When she hasn’t been touring this year, Jones has spent considerable time receiving cancer treatments in Upstate New York. She thinks of 2014’s Give the People What They Want—which was recorded and shelved while Jones recovered the first time, then released when she returned to the road—as the most direct manifestation of how her disease has shaped her music. She says the album’s key track, “Get Up and Get Out,” took on a different meaning.
“It just came to me one night while I was on the stage,” Jones says. “When I was in the hospital, I kept saying, ‘Cancer, you get up and get out.’ I’ve always had the shouting thing in my work—that’s part of my repertoire. I’ll let you know the lungs are the best part; I get to show people the energy I have and how much I love doing that by shouting. We changed the music to capture that resilience.”
She continues to own her style physically, too, performing without a wig even though she has lost her hair. That prize-fighter mentality remains; the fierce determination in her eyes matches her powerful R&B belt and small frame.

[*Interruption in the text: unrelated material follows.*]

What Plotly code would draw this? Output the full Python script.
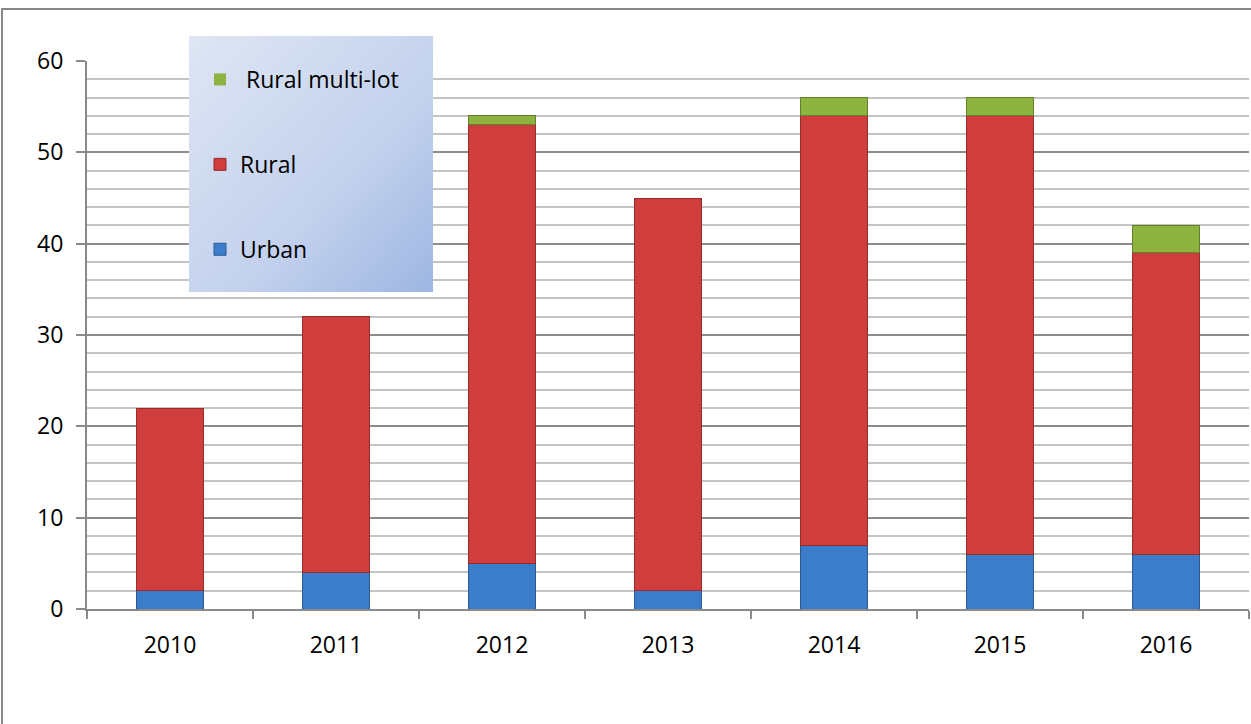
import plotly.graph_objects as go
import base64

years = ["2010", "2011", "2012", "2013", "2014", "2015", "2016"]
urban = [2, 4, 5, 2, 7, 6, 6]
rural = [20, 28, 48, 43, 47, 48, 33]
rural_multi = [0, 0, 1, 0, 2, 2, 3]

W, H = 1251, 724
L, R, T, B = 87, 2, 61, 115
pw = W - L - R
ph = H - T - B

def px_x(x):
    return (x - L) / pw

def px_y(y):
    return (H - B - y) / ph

def edge(vals):
    return [1 if v > 0 else 0 for v in vals]

fig = go.Figure()
fig.add_trace(go.Bar(name="Urban", x=years, y=urban, legendgroup="u", legendrank=3,
                     marker=dict(color="#3b7dcb", line=dict(color="#2a5a92", width=edge(urban)))))
fig.add_trace(go.Bar(name="Rural", x=years, y=rural, legendgroup="r", legendrank=2,
                     marker=dict(color="#cf3d3c", line=dict(color="#9a2a2a", width=edge(rural)))))
fig.add_trace(go.Bar(name=" Rural multi-lot", x=years, y=rural_multi, legendgroup="m", legendrank=1,
                     marker=dict(color="#8db43e", line=dict(color="#63802a", width=edge(rural_multi)))))

svg = ('<svg xmlns="http://www.w3.org/2000/svg" width="244" height="256">'
       '<defs><linearGradient id="g" x1="0" y1="0" x2="1" y2="1">'
       '<stop offset="0" stop-color="#dfe6f4"/><stop offset="0.6" stop-color="#c3d1ed"/>'
       '<stop offset="1" stop-color="#9db6e2"/></linearGradient></defs>'
       '<rect width="244" height="256" fill="url(#g)"/></svg>')
uri = "data:image/svg+xml;base64," + base64.b64encode(svg.encode()).decode()

fig.update_layout(
    width=W, height=H,
    margin=dict(l=L, r=R, t=T, b=B),
    barmode="stack",
    bargap=0.6,
    plot_bgcolor="white",
    paper_bgcolor="white",
    font=dict(family="'Open Sans', sans-serif", size=23, color="black"),
    showlegend=True,
    legend=dict(x=px_x(200), y=px_y(58), xanchor="left", yanchor="top",
                bgcolor="rgba(0,0,0,0)", traceorder="grouped",
                tracegroupgap=52, font=dict(size=23), itemwidth=30),
    images=[dict(source=uri, xref="paper", yref="paper",
                 x=px_x(189), y=px_y(36), sizex=px_x(433) - px_x(189),
                 sizey=px_y(36) - px_y(292), xanchor="left", yanchor="top",
                 sizing="stretch", layer="above")],
    shapes=[dict(type="rect", xref="paper", yref="paper",
                 x0=px_x(2), x1=px_x(1260), y0=px_y(740), y1=px_y(9),
                 line=dict(color="#878787", width=2), fillcolor="rgba(0,0,0,0)")],
)

fig.update_xaxes(
    type="category", showline=True, linecolor="#8a8a8a", linewidth=2,
    ticks="outside", tickson="boundaries", ticklen=8, tickcolor="#8a8a8a",
    tickwidth=2, showgrid=False, ticklabelstandoff=14,
)
fig.update_yaxes(
    range=[0, 60], dtick=10, showline=True, linecolor="#8a8a8a", linewidth=2,
    ticks="outside", ticklen=9, tickcolor="#8a8a8a", tickwidth=2,
    showgrid=True, gridcolor="#8c8c8c", gridwidth=2, zeroline=False,
    ticklabelstandoff=8,
    minor=dict(dtick=2, showgrid=True, gridcolor="#c4c4c4", gridwidth=2, ticks=""),
)

fig.write_html("out.html")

Longtime Daptone MC and guitarist Binky Griptite doesn’t shy away from mentioning her age or disease when introducing her onstage, either. Other reminders are slightly more veiled. Jones flashes back to her struggle every time she sees the video for the Give the People What They Want song “Stranger to My Happiness.” “All those months I was down and out, I didn’t listen to any music,” Jones says. “‘No one knows the pain I went through to get that video—in between each take, I had to sit down and cover up. I think about how that video went to my fans and they saw that I’m OK.”
Kopple sees that true connection to her fans as part of Jones’ true, higher calling. “There’s a scene [in Miss Sharon Jones!] when she goes into tears wishing that her mother could be there and how her mother supported her and said, ‘Listen, you’re this beautiful, young, gorgeous woman. You have been given this phenomenal gift—use it,’” she says. “She just wants people to know who she really is.”